法國各階級與階層都支持了這個宴會的召開,於是國內的政治危機便成熟了。這一危機必然要轉變成為革命的危機。1848年2月22日又預定了一次大宴會,並準備在同一天舉行遊行示威。政府得到這一消息之後,決定禁止和鎮壓這次宴會。宴會當天,自由派資產階級卻畏縮起來,藏到幕後,而工人、手工業者和學生們卻把這一斗爭轉變成為人民的武裝起義,政府對示威羣眾採用了鎮壓手段。為了回答這一鎮壓,人民羣眾建造起街壘進行了巷戰。政府召集了國民警衞軍(由小資產階級與資產階級所構成的),而國民警衞軍在人民羣眾的感召下,多半投向人民羣眾這一方面來了。革命就這樣地開始了。在羣眾革命的壓迫下,路易·腓力普罷免了基佐,8年來最反動的基佐內閣垮台了。
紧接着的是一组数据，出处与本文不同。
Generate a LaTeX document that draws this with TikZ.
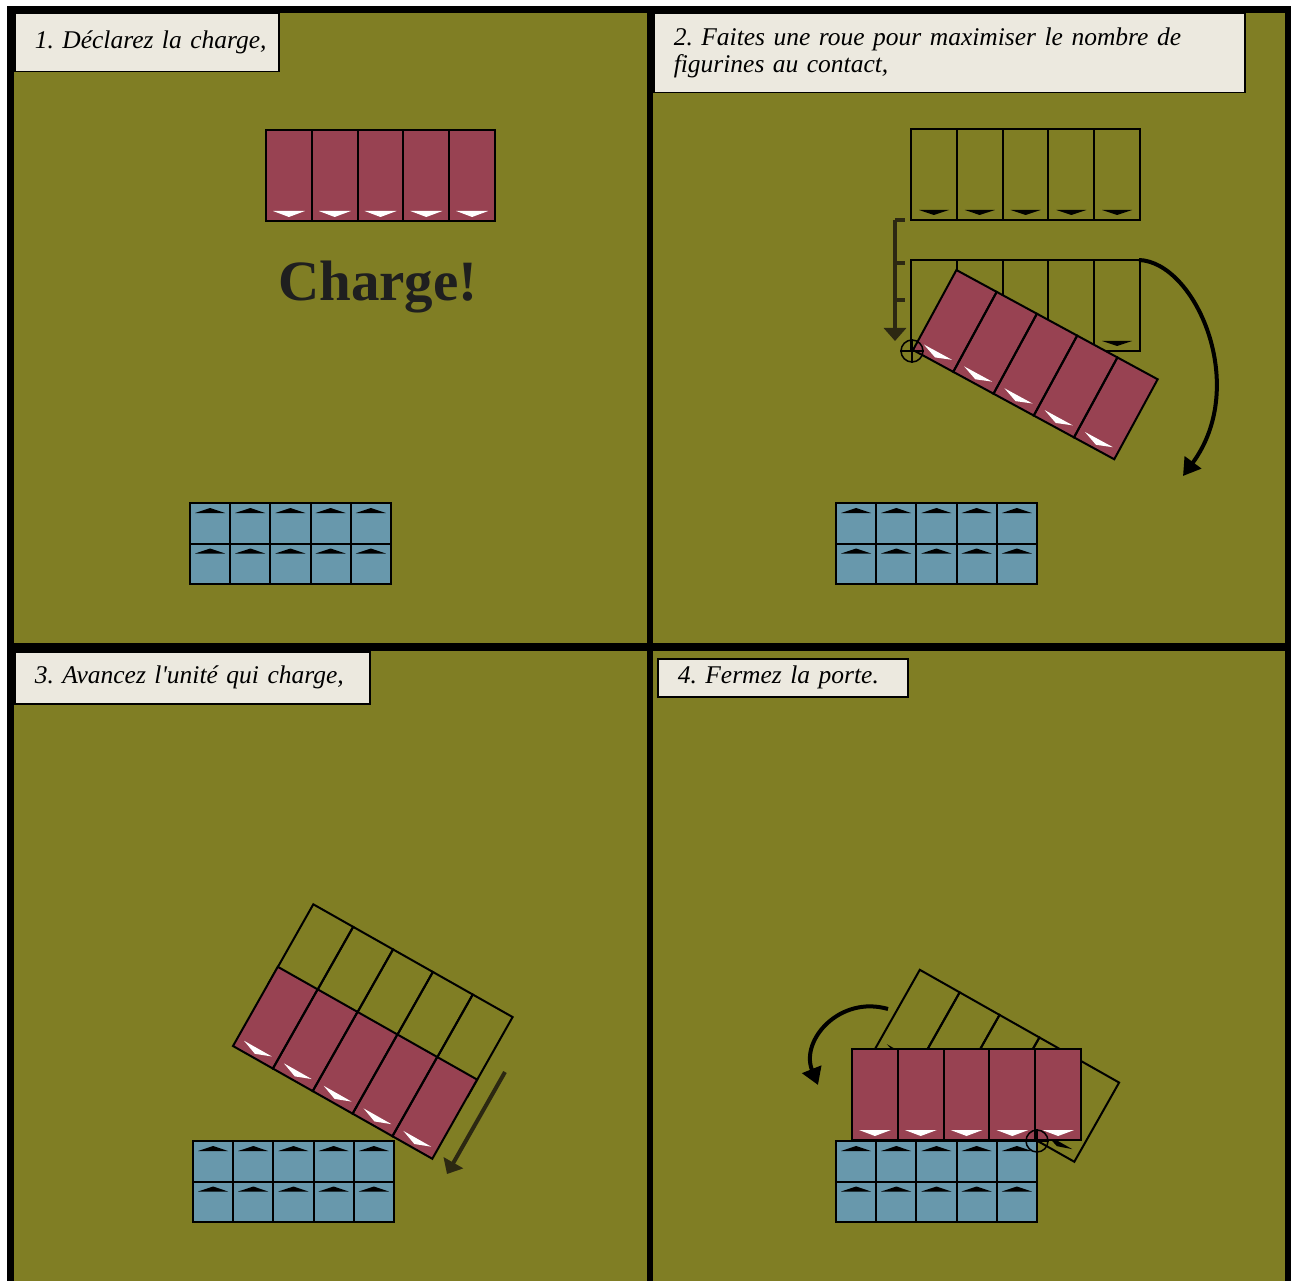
\documentclass[tikz,border=0pt]{standalone}
\usepackage{fontspec}
\setmainfont{Liberation Serif}
\usetikzlibrary{arrows.meta}
\definecolor{felt}{RGB}{128,126,36}
\definecolor{paper}{RGB}{236,233,223}
\definecolor{unitred}{RGB}{152,66,82}
\definecolor{unitblue}{RGB}{104,152,172}
\definecolor{ink}{RGB}{44,40,18}
\begin{document}
\begin{tikzpicture}[x=1pt, y=-1pt,
    caption/.style={draw, fill=paper, line width=1.5pt, anchor=north west, inner xsep=20pt, inner ysep=0pt,
      align=left, font=\fontsize{25.5}{27}\selectfont\itshape\frenchspacing},
    cell/.style={draw, line width=2pt},
    pivot/.style={draw, circle, line width=1.5pt, minimum size=22pt, inner sep=0pt},
    bigarrow/.style={line width=4pt, -{Triangle[width=20pt,length=17pt]}},
    moved/.style={draw=ink, line width=4pt, -{Triangle[width=22pt,length=13pt]}},
    redunit/.pic={
      \fill[unitred] (0,-91) rectangle (229,0);
      \foreach \i in {0,...,4} {
        \fill[white] ({\i*45.8+7},-10) -- ({\i*45.8+39},-10) -- ({\i*45.8+22.9},-4) -- cycle;
        \draw[cell] ({\i*45.8},-91) rectangle ({\i*45.8+45.8},0);
      }
    },
    ghostunit/.pic={
      \foreach \i in {0,...,4} {
        \fill ({\i*45.8+8},-10) -- ({\i*45.8+38},-10) -- ({\i*45.8+22.9},-5) -- cycle;
        \draw[cell] ({\i*45.8},-91) rectangle ({\i*45.8+45.8},0);
      }
    },
    blueunit/.pic={
      \fill[unitblue] (0,0) rectangle (201,81);
      \foreach \i in {0,...,4} {
        \foreach \j in {0,1} {
          \fill ({\i*40.2+5},{\j*40.5+10}) -- ({\i*40.2+35},{\j*40.5+10}) -- ({\i*40.2+20.1},{\j*40.5+5}) -- cycle;
          \draw[cell] ({\i*40.2},{\j*40.5}) rectangle ({\i*40.2+40.2},{\j*40.5+40.5});
        }
      }
    }]
  % board and frame
  \fill[white] (0,0) rectangle (1291,1281);
  \fill (7,6) rectangle (1291,1281);
  \fill[felt] (14,13) rectangle (647,643);
  \fill[felt] (653,13) rectangle (1285,643);
  \fill[felt] (14,651) rectangle (647,1281);
  \fill[felt] (653,651) rectangle (1285,1281);

  % 1. declare
  \node[caption, minimum height=58pt, text width=224pt] (cap1) at (14,13) {\makebox[224pt][l]{1. Déclarez la charge,}};
  \pic at (266,221) {redunit};
  \node[anchor=base, text=black!88, font=\fontsize{57}{60}\selectfont\bfseries] (cry) at (378,301) {Charge!};
  \pic at (190,503) {blueunit};

  % 2. wheel
  \node[caption, minimum height=79pt, text width=551pt] (cap2) at (653,13)
    {2. Faites une roue pour maximiser le nombre de\\figurines au contact,};
  \pic at (911,220) {ghostunit};
  \pic at (911,351) {ghostunit};
  \coordinate (wheelstart) at (1139,260);
  \coordinate (wheelend) at (1183,476);
  \pic[rotate=-28.5] at (913,350) {redunit};
  \node[pivot] (pivot2) at (912,351) {};
  \draw[line width=1.5pt] (pivot2.north) -- (pivot2.south) (pivot2.west) -- (pivot2.east);
  \coordinate (sticktop) at (895,220);
  \coordinate (stickend) at (895,341);
  \draw[moved] (sticktop) -- (stickend);
  \draw[ink, line width=4pt] (sticktop) -- ++(10,0) (895,263) -- ++(10,0) (895,300) -- ++(10,0);
  \draw[bigarrow] (wheelstart) .. controls (1195,262) and (1250,385) .. (wheelend);
  \pic at (836,503) {blueunit};

  % 3. advance
  \node[caption, minimum height=52pt, text width=315pt] (cap3) at (14,651) {3. Avancez l\textquotesingle unité qui charge,};
  \pic[rotate=-29.5] at (268.5,983.5) {ghostunit};
  \pic[rotate=-29.5] at (233,1046) {redunit};
  \pic at (193,1141) {blueunit};
  \coordinate (advstart) at (505,1072);
  \coordinate (advend) at (447,1174);
  \draw[moved] (advstart) -- (advend);

  % 4. close the door
  \node[caption, minimum height=38pt, text width=210pt] (cap4) at (657,658) {4. Fermez la porte.};
  \pic[rotate=-29.5] at (875,1049) {ghostunit};
  \pic at (836,1141) {blueunit};
  \pic at (852,1140) {redunit};
  \node[pivot] (pivot4) at (1037,1141) {};
  \draw[line width=1.5pt] (pivot4.north) -- (pivot4.south) (pivot4.west) -- (pivot4.east);
  \coordinate (doorstart) at (888,1009);
  \coordinate (doorend) at (818,1085);
  \draw[bigarrow] (doorstart) .. controls (840,995) and (800,1040) .. (doorend);
\end{tikzpicture}
\end{document}
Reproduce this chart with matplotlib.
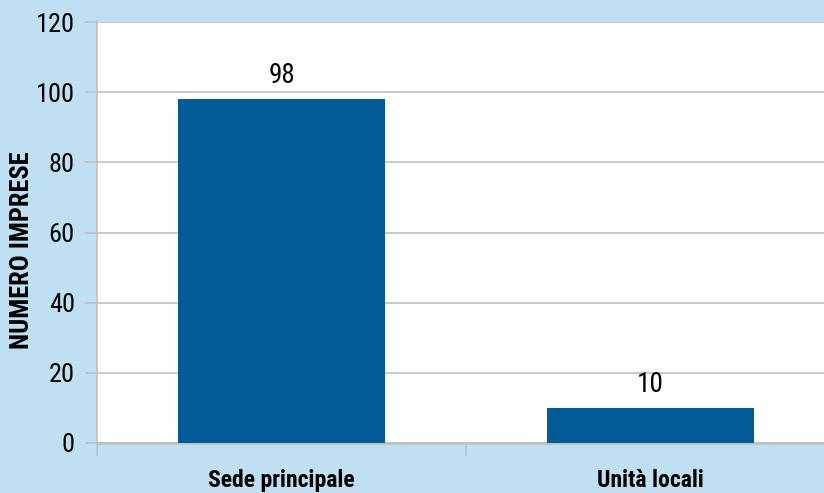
import matplotlib.pyplot as plt
import matplotlib.font_manager as fm

categories = ["Sede principale", "Unità locali"]
values = [98, 10]
yticks = [0, 20, 40, 60, 80, 100, 120]

names = {f.name for f in fm.fontManager.ttflist}
font = 'Roboto Condensed' if 'Roboto Condensed' in names else 'Liberation Sans'
plt.rcParams['font.family'] = [font, 'DejaVu Sans']

bg = '#bee0f2'
bar_color = '#005b96'
grid_color = '#c0c0c0'

fig = plt.figure(figsize=(8.24, 4.93), dpi=100, facecolor=bg)
# plot area runs past the right edge of the picture, as in the original
ax = fig.add_axes([97 / 824, 50 / 493, 738 / 824, 421 / 493])
ax.set_facecolor('white')

x = list(range(len(categories)))
ax.bar(x, values, width=0.56, color=bar_color, zorder=3)
for xi, v in zip(x, values):
    ax.annotate(str(v), (xi, v), xytext=(0, 7), textcoords='offset points',
                ha='center', va='bottom', fontsize=19.5, color='black')

ax.set_xlim(-0.5, 1.5)
ax.set_ylim(0, 120)
ax.set_yticks(yticks)
ax.set_yticklabels([str(t) for t in yticks], fontsize=19)
ax.grid(axis='y', color=grid_color, linewidth=1.2, zorder=0)

# category ticks sit at the category boundaries
ax.set_xticks([-0.5, 0.5, 1.5])
ax.set_xticklabels([])
ax.set_xticks(x, minor=True)
ax.set_xticklabels(categories, minor=True, fontsize=17, fontweight='bold')
ax.tick_params(axis='x', which='minor', length=0, pad=19)
ax.tick_params(axis='x', which='major', length=9, color=grid_color, width=1.2)
ax.tick_params(axis='y', length=9, color=grid_color, width=1.2, pad=7)

for side in ['top', 'right']:
    ax.spines[side].set_visible(False)
ax.spines['left'].set_color(grid_color)
ax.spines['left'].set_linewidth(1.2)
ax.spines['bottom'].set_color(grid_color)
ax.spines['bottom'].set_linewidth(1.8)

ylab = ax.set_ylabel("NUMERO IMPRESE", fontsize=19, fontweight='bold')
ylab.set_verticalalignment('center')
ax.yaxis.set_label_coords((22.5 - 97) / 738, (443 - 250) / 421)

fig.savefig('out.png', dpi=100, facecolor=bg)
國會中的資產階級反對派對於基佐的下台歡欣鼓舞,而資階級共和派也認為從此可以分享政權,認為所提出的目標已經實現。但是,1848年出現的形勢與1830年不同。在1830年七月革命時,人民羣眾不過是資產階級手中的工具,但1848年2月的起義,人民羣眾已不再受過去的欺騙了,他們已經認識到資產階級的妥協性。因此,在這次起義中,人民羣眾再也不肯聽從資產階級的意旨,而決定自己進行革命鬥爭。所以,基佐雖然下台,而人民羣眾決不放棄手中的武器。他們帶着自身的獨立要求,要求社會改革,要求共和國,繼續鬥爭下去。所以,人民羣眾並不滿足於內閣的改組,而要徹底粉碎七月王朝的統治。

結語

2月23日,政府派了最殘暴的武夫步巖率軍向人民進攻,殺死了15人,這更激起了人民羣眾的憤怒。2月23日夜,起義的規模發展得更大了,革命的巴黎羣眾都武裝起來了。2月24日晨,又有一些國民警衞軍轉到人民這方面來,起義的人民佔領了所有的兵營和城市的戰略據點。